Despite significant policy updates included in this Commission communication, NGOs and the European Parliament have criticised the Commission for not taking sufficient action and for its sluggish progress on ED policy.
In March 2019, the Petitions (PETI) Committee of the European Parliament published a report Endocrine Disruptors: from Scientific Evidence to Human Health Protection in which various EU regulatory frameworks were reviewed for ED related aspects. Finally, concluding its review, the PETI committee made the following recommendations:
- Development of a set of trans-sectorial and harmonised regulations to minimise human and environmental exposure to EDs;
- Need to include a definition of EDs valid for all sectors (WHO definition or the current EU definition with slight modifications). Similarly to other hazards, such as CMRs, this cross-sectorial definition requires legislation to distinguish three distinct ED categories according to the level of evidence: known (category 1A), presumed (1B) and suspected (2) EDs;
- Necessity for a guidance document to be developed to explain how EDs should be identified based on the cross-sectorial definition;
- Acceleration of test development and validation, especially for modalities beyond reproductive steroids (Non-EATS), such as disruptors of the thyroid axis, and the related adverse effects;
- Regulations should explicitly require data that would allow for the identification of known, presumed and suspected EDs used or to be used in any sector. The use of ED tests covering all ED modalities and endpoints, should be made compulsory in all application dossiers submitted by the industry;
- EDs should be recognised as a class of hazard of equivalent concern to CMRs in all sectors and not only for pesticides and REACH chemicals, but also cosmetics, toys, food additives and FCM;
- Substances identified as known or presumed EDs should not be authorised in products with general population exposure. For the cosmetic sector specifically, a logic similar to that applied for CMRs should be used for EDs, consisting in banning known, presumed and suspected EDs in cosmetics;
- Planning for surveillance of production, use and exposure to EDs;
- Need to develop new tests and better quantify their population impacts of EDs.
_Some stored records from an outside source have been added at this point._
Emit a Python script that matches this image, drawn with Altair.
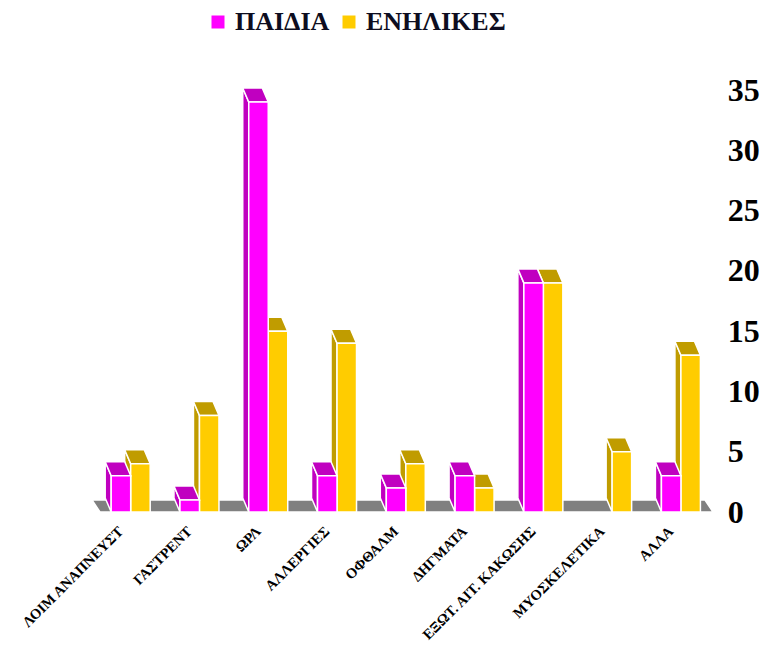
import altair as alt
import pandas as pd

# ---------------- data ----------------
categories = ["ΛΟΙΜ ΑΝΑΠΝΕΥΣΤ", "ΓΑΣΤΡΕΝΤ", "ΩΡΛ", "ΑΛΛΕΡΓΙΕΣ", "ΟΦΘΑΛΜ",
              "ΔΗΓΜΑΤΑ", "ΕΞΩΤ. ΑΙΤ. ΚΑΚΩΣΗΣ", "ΜΥΟΣΚΕΛΕΤΙΚΑ", "ΑΛΛΑ"]
paidia = [3, 1, 34, 3, 2, 3, 19, 0, 3]
enilikes = [4, 8, 15, 14, 4, 2, 19, 5, 13]
series_names = ["ΠΑΙΔΙΑ", "ΕΝΗΛΙΚΕΣ"]
y_ticks = [0, 5, 10, 15, 20, 25, 30, 35]

# ---------------- styles / geometry ----------------
W, H = 619, 422          # plot area in px
YMAX = 35
PX = len(categories) / W  # category units per px
PY = YMAX / H             # value units per px
DX = 6 * PX               # 3D depth shift (left)
DY = 14 * PY              # 3D depth shift (up)
front_col = {"ΠΑΙΔΙΑ": "#FF00FF", "ΕΝΗΛΙΚΕΣ": "#FFCC00"}
dark_col = {"ΠΑΙΔΙΑ": "#C000C0", "ΕΝΗΛΙΚΕΣ": "#C09C00"}
bar_span = {"ΠΑΙΔΙΑ": (-19.5, 0.0), "ΕΝΗΛΙΚΕΣ": (0.0, 19.5)}
values_by_series = {"ΠΑΙΔΙΑ": paidia, "ΕΝΗΛΙΚΕΣ": enilikes}


def top_face(pid, L, R, v, dx, dy, col):
    return [
        dict(pid=pid, x=L - dx, y=v + dy, y2=v + dy, fc=col),
        dict(pid=pid, x=L, y=v + dy, y2=v, fc=col),
        dict(pid=pid, x=R - dx, y=v + dy, y2=v, fc=col),
        dict(pid=pid, x=R, y=v, y2=v, fc=col),
    ]


def side_face(pid, L, v, dx, dy, col):
    return [
        dict(pid=pid, x=L - dx, y=dy, y2=v + dy, fc=col),
        dict(pid=pid, x=L, y=0, y2=v, fc=col),
    ]


face_rows = {s: [] for s in series_names}
front_rows = {s: [] for s in series_names}
for s in series_names:
    for i, (cat, v) in enumerate(zip(categories, values_by_series[s])):
        if v <= 0:
            continue
        c = i + 0.5
        L = c + bar_span[s][0] * PX
        R = c + bar_span[s][1] * PX
        face_rows[s] += side_face(f"{s}-side-{i}", L, v, DX, DY, dark_col[s])
        face_rows[s] += top_face(f"{s}-top-{i}", L, R, v, DX, DY, dark_col[s])
        front_rows[s].append(dict(series=s, cat=cat, x0=L, x1=R, v=v, base=0))

floor_rows = top_face("floor", (100 - 96.3) * PX, (713 - 96.3) * PX, 0,
                      8 * PX, 12 * PY, "#808080")

label_arr = "[" + ",".join("'" + c + "'" for c in categories) + "]"

xscale = alt.Scale(domain=[0, len(categories)], nice=False, zero=False)
yscale = alt.Scale(domain=[0, YMAX], nice=False, zero=False)

xaxis = alt.Axis(
    values=[i + 0.5 for i in range(len(categories))],
    labelExpr=label_arr + "[floor(datum.value)]",
    labelAngle=-45, labelAlign="right", labelBaseline="middle",
    labelFont="Liberation Serif", labelFontWeight="bold", labelFontSize=14.5,
    labelColor="#000000", labelPadding=17, labelOffset=-10,
    domain=False, ticks=False, grid=False, title=None,
    labelOverlap=False, labelBound=False, labelFlush=False,
)
yaxis = alt.Axis(
    values=y_ticks, orient="right",
    labelFont="Liberation Serif", labelFontWeight="bold", labelFontSize=32,
    labelColor="#000000", labelPadding=12, labelAlign="left",
    labelBaseline="middle",
    domain=False, ticks=False, grid=False, title=None,
)


def area_layer(rows):
    return alt.Chart(pd.DataFrame(rows)).mark_area(
        orient="vertical", stroke="white", strokeWidth=1.5, strokeJoin="miter"
    ).encode(
        x=alt.X("x:Q", scale=xscale, axis=xaxis),
        y=alt.Y("y:Q", scale=yscale, axis=yaxis, stack=None),
        y2="y2:Q",
        detail="pid:N",
        fill=alt.Fill("fc:N", scale=None),
    )


def front_layer(rows):
    return alt.Chart(pd.DataFrame(rows)).mark_rect(
        stroke="white", strokeWidth=1.5
    ).encode(
        x=alt.X("x0:Q", scale=xscale, axis=xaxis),
        x2="x1:Q",
        y=alt.Y("v:Q", scale=yscale, axis=yaxis, stack=None),
        y2="base:Q",
        color=alt.Color(
            "series:N",
            scale=alt.Scale(domain=series_names,
                            range=[front_col[s] for s in series_names]),
            legend=alt.Legend(
                orient="none", legendX=108.7, legendY=-81,
                direction="horizontal", title=None,
                symbolType="square", symbolSize=169, symbolStrokeWidth=0,
                labelFont="Liberation Serif", labelFontWeight="bold",
                labelFontSize=26, labelColor="#0d0d20",
                labelOffset=4, columnPadding=6, padding=0,
            ),
        ),
    )


chart = alt.layer(
    area_layer(floor_rows),
    area_layer(face_rows["ΕΝΗΛΙΚΕΣ"]),
    front_layer(front_rows["ΕΝΗΛΙΚΕΣ"]),
    area_layer(face_rows["ΠΑΙΔΙΑ"]),
    front_layer(front_rows["ΠΑΙΔΙΑ"]),
).properties(
    width=W, height=H,
    padding={"left": 96.3, "top": 90, "right": 765 - 96.3 - W, "bottom": 648 - 90 - H},
    autosize=alt.AutoSizeParams(type="none"),
    background="white",
).configure_view(stroke=None)

chart.save("out.html", embed_options={"renderer": "svg", "actions": False})
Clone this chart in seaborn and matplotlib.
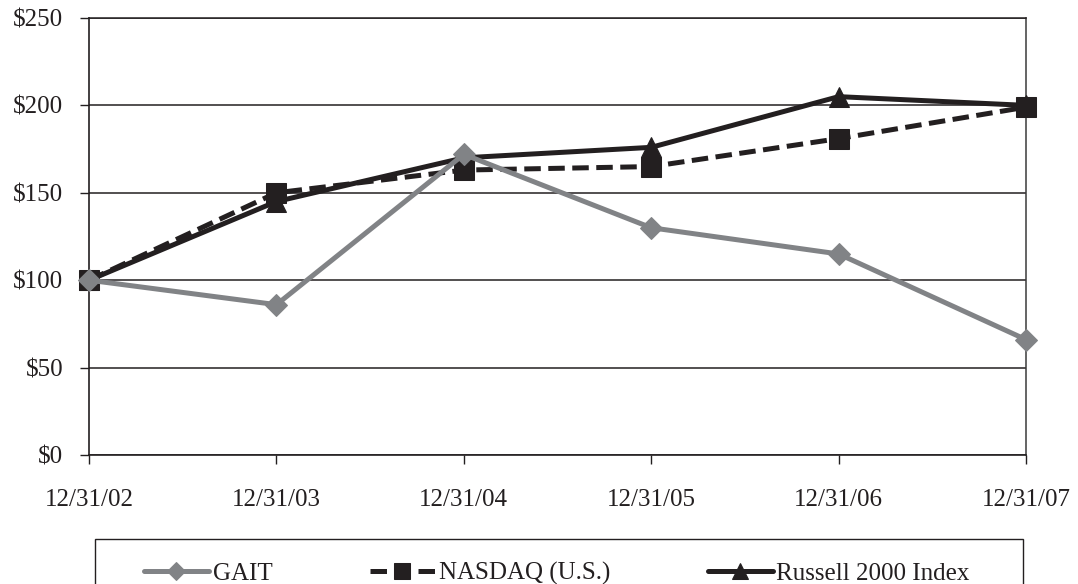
import matplotlib
matplotlib.use("Agg")
import matplotlib.pyplot as plt
import matplotlib.patches as mpatches
import seaborn as sns
import pandas as pd

# Cumulative total return of a $100 investment
dates = ["12/31/02", "12/31/03", "12/31/04", "12/31/05", "12/31/06", "12/31/07"]
gait = [100, 86, 172, 130, 115, 66]
nasdaq = [100, 150, 163, 165, 181, 199]
russell = [100, 145, 170, 176, 205, 200]
series_names = ["GAIT", "NASDAQ (U.S.)", "Russell 2000 Index"]
y_ticks = [0, 50, 100, 150, 200, 250]
y_labels = ["$0", "$50", "$100", "$150", "$200", "$250"]

INK = "#231F20"
GRAY = "#818386"

sns.set_theme(style="white")
plt.rcParams["font.family"] = ["Liberation Serif", "DejaVu Serif"]
plt.rcParams["font.size"] = 18

frames = []
for name, vals in zip(series_names, [gait, nasdaq, russell]):
    frames.append(pd.DataFrame({"date": dates, "pos": range(len(dates)),
                                "value": vals, "series": name}))
df = pd.concat(frames, ignore_index=True)

fig = plt.figure(figsize=(10.78, 5.84), dpi=100)
ax = fig.add_axes([0.0826, 0.2209, 0.8692, 0.7483])

styles = {
    "Russell 2000 Index": dict(color=INK, marker="^", markersize=15, linestyle="-", zorder=3),
    "NASDAQ (U.S.)": dict(color=INK, marker="s", markersize=14, linestyle=(0, (3.3, 1.5)), zorder=4),
    "GAIT": dict(color=GRAY, marker="D", markersize=11, linestyle="-", zorder=5),
}
for name in ["Russell 2000 Index", "NASDAQ (U.S.)", "GAIT"]:
    st = styles[name]
    sub = df[df["series"] == name]
    sns.lineplot(data=sub, x="pos", y="value", ax=ax, label=name,
                 color=st["color"], marker=st["marker"], markersize=st["markersize"],
                 markeredgecolor=st["color"], markerfacecolor=st["color"],
                 linestyle=st["linestyle"], linewidth=3.6, zorder=st["zorder"],
                 clip_on=False, legend=False)

ax.set_xlim(0, len(dates) - 1)
ax.set_ylim(0, 250)
ax.set_xticks(range(len(dates)))
ax.set_xticklabels(dates)
ax.set_yticks(y_ticks)
ax.set_yticklabels(y_labels)
ax.set_xlabel("")
ax.set_ylabel("")

ax.yaxis.grid(True, color=INK, linewidth=1.1)
ax.xaxis.grid(False)
ax.set_axisbelow(True)
for side in ["left", "bottom"]:
    ax.spines[side].set_color(INK)
    ax.spines[side].set_linewidth(1.2)
ax.spines["top"].set_color(INK)
ax.spines["top"].set_linewidth(1.1)
ax.spines["right"].set_color("#3a3a3a")
ax.spines["right"].set_linewidth(1.1)

ax.tick_params(axis="both", which="major", direction="out", length=6.5,
               width=1.0, color=INK, labelsize=18, labelcolor=INK)
ax.tick_params(axis="x", pad=18, bottom=True)
ax.tick_params(axis="y", pad=12, left=True)

# Legend frame running off the bottom edge
frame = mpatches.Rectangle((95 / 1078, -0.05), 928 / 1078, 0.05 + (1 - 539 / 584),
                           transform=fig.transFigure, fill=False,
                           edgecolor=INK, linewidth=1.0, clip_on=False)
fig.patches.append(frame)

handles, labels = ax.get_legend_handles_labels()
order = [labels.index(n) for n in series_names]
fig.legend([handles[i] for i in order], [labels[i] for i in order],
           loc="center", bbox_to_anchor=(0.5165, 0.018), ncol=3, frameon=False,
           borderpad=0, handlelength=2.6, handletextpad=0.15, columnspacing=3.9,
           markerscale=0.8, fontsize=18, labelcolor=INK)

fig.savefig("out.png", dpi=100)
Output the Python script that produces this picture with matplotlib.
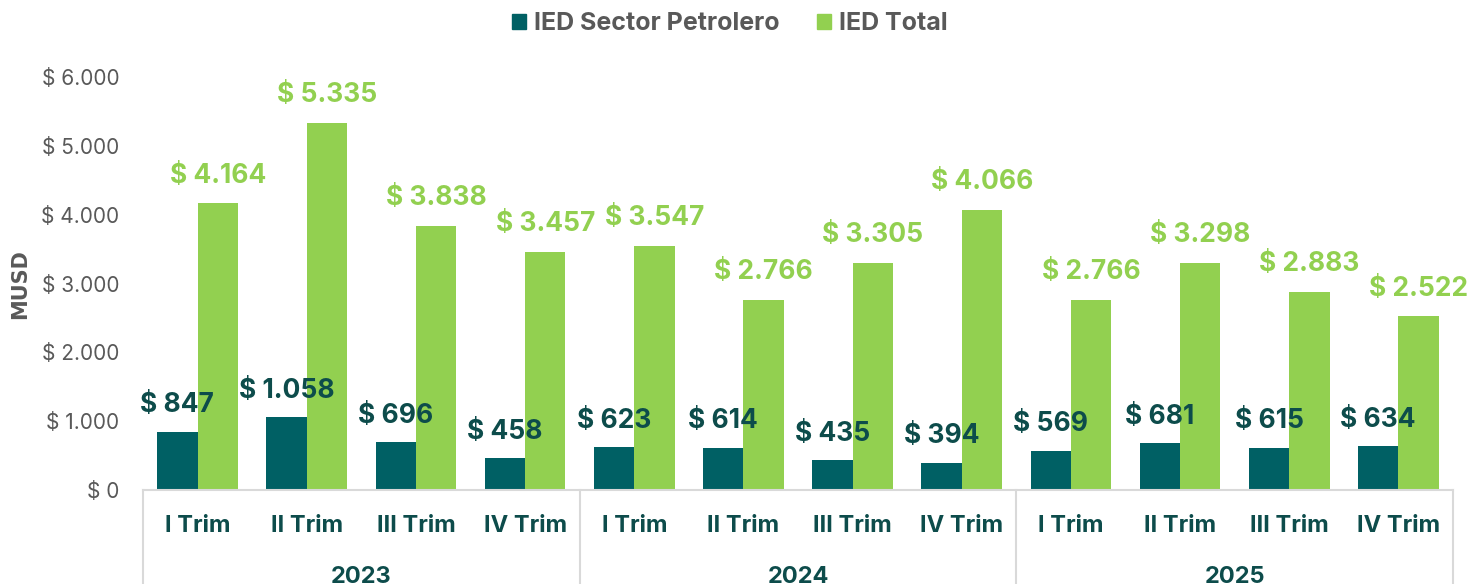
import matplotlib
matplotlib.use("Agg")
import matplotlib.pyplot as plt
from matplotlib.patches import Patch
from matplotlib.transforms import blended_transform_factory

plt.rcParams['font.family'] = ['Inter', 'DejaVu Sans']

trimestres = ["I Trim", "II Trim", "III Trim", "IV Trim"] * 3
anios = ["2023", "2024", "2025"]
ied_petrolero = [847, 1058, 696, 458, 623, 614, 435, 394, 569, 681, 615, 634]
ied_total = [4164, 5335, 3838, 3457, 3547, 2766, 3305, 4066, 2766, 3298, 2883, 2522]
series = ["IED Sector Petrolero", "IED Total"]

TEAL = "#006064"
GREEN = "#92D050"
DARK = "#0D4C4B"
GREY = "#595959"
LINE = "#D9D9D9"

W, H = 1484, 584
fig = plt.figure(figsize=(W / 100, H / 100), dpi=100)
ax = fig.add_axes([143 / W, 94 / H, 1310 / W, 413 / H])

def fmt(v):
    return "$ " + f"{v:,}".replace(",", ".")

n = len(trimestres)
x = list(range(n))
w = 0.37
ax.bar([i - w / 2 for i in x], ied_petrolero, w, color=TEAL)
ax.bar([i + w / 2 for i in x], ied_total, w, color=GREEN)

for i in x:
    ax.annotate(fmt(ied_petrolero[i]), (i - w / 2, ied_petrolero[i]), xytext=(0, 19),
                textcoords="offset points", ha="center", va="center",
                fontsize=19, fontweight="bold", color=DARK)
    ax.annotate(fmt(ied_total[i]), (i + w / 2, ied_total[i]), xytext=(0, 20),
                textcoords="offset points", ha="center", va="center",
                fontsize=19, fontweight="bold", color=GREEN)

ax.set_xlim(-0.5, n - 0.5)
ax.set_ylim(0, 6000)
ax.set_yticks(range(0, 6001, 1000))
ax.set_yticklabels([fmt(v) for v in range(0, 6001, 1000)], fontsize=15, color=GREY)
ax.tick_params(axis="y", length=0, pad=17)
ax.set_xticks([])
for s in ["top", "right", "left"]:
    ax.spines[s].set_visible(False)
ax.spines["bottom"].set_color(LINE)
ax.spines["bottom"].set_linewidth(1.5)

# category axis with two levels
tr = blended_transform_factory(ax.transData, ax.transAxes)
bottom = -94 / 413
for i, t in enumerate(trimestres):
    ax.text(i, -36 / 413, t, transform=tr, ha="center", va="center",
            fontsize=17, fontweight="bold", color=DARK)
for k, a in enumerate(anios):
    ax.text(4 * k + 1.5, -87 / 413, a, transform=tr, ha="center", va="center",
            fontsize=17, fontweight="bold", color=DARK)
for b in [-0.5, 3.5, 7.5, 11.5]:
    ax.plot([b, b], [0, bottom], transform=tr, color=LINE, lw=1.5, clip_on=False)

fig.text(20 / W, 1 - 284 / H, "MUSD", rotation=90, ha="center", va="center",
         fontsize=15, fontweight="bold", color=GREY, family=["DejaVu Sans"])

handles = [Patch(color=TEAL), Patch(color=GREEN)]
fig.legend(handles, series, loc="center", bbox_to_anchor=(730 / W, 1 - 24 / H), ncol=2,
           frameon=False, handlelength=0.56, handleheight=0.56, handletextpad=0.32,
           columnspacing=1.48, prop={"size": 18, "weight": "bold"}, labelcolor=GREY)

fig.savefig("out.png", dpi=100)
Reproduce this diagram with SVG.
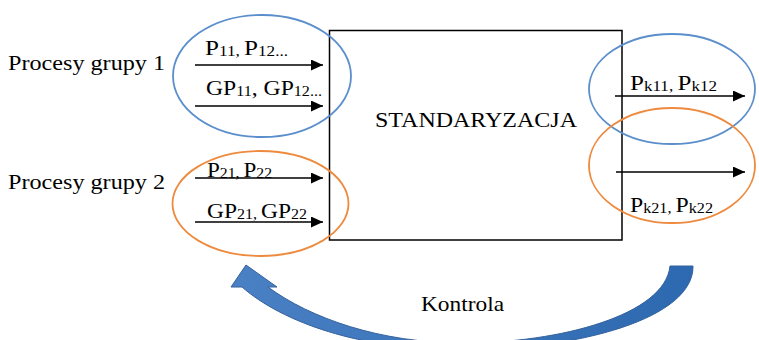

In April 2019, during its last plenary session, the European Parliament passed a resolution on a comprehensive European Union framework on EDs. Again, the European Parliament criticised the Commission for its slow progress on implementing ED guidelines across various legislation. Thus far, the Commission has only implemented ED statutes for REACH, CLP, PPP, BPR, cosmetics, toys, FCM and water. In addition, the European Parliament has requested the Commission to harmonise ED legislation in the cosmetic, toy and FCM sectors before June 2020.
Overall, considering recent policy and political developments related to EDs, the horizontal application of the WHO/IPCS ED identification definition across EU regulatory framework will be a commendable first move to avoid uncertainty and confusion in uniform identification of ED. Also, recent steps by the Commission, including the application of ED criteria as a requirement for biocide and PPP authorisation, the publication of guidance by ECHA/EFSA on ED assessment, and the funding of the R&D under its flagship Horizon Europe programme, are considered as a significant progress towards its policy communication. The experience gained in ED assessment under BPR and PPPR will be very useful reference for the other sectors, e.g. cosmetics, toys and food contact materials, where currently there are no ED-specific criteria. With June 2020 being set as deadline by the European Parliament for the European Commission to update/introduce ED-related regulatory measure in cosmetics, toys and FCMs, it will be very interesting to follow these policy updates once the new Commission convenes in the end of the year.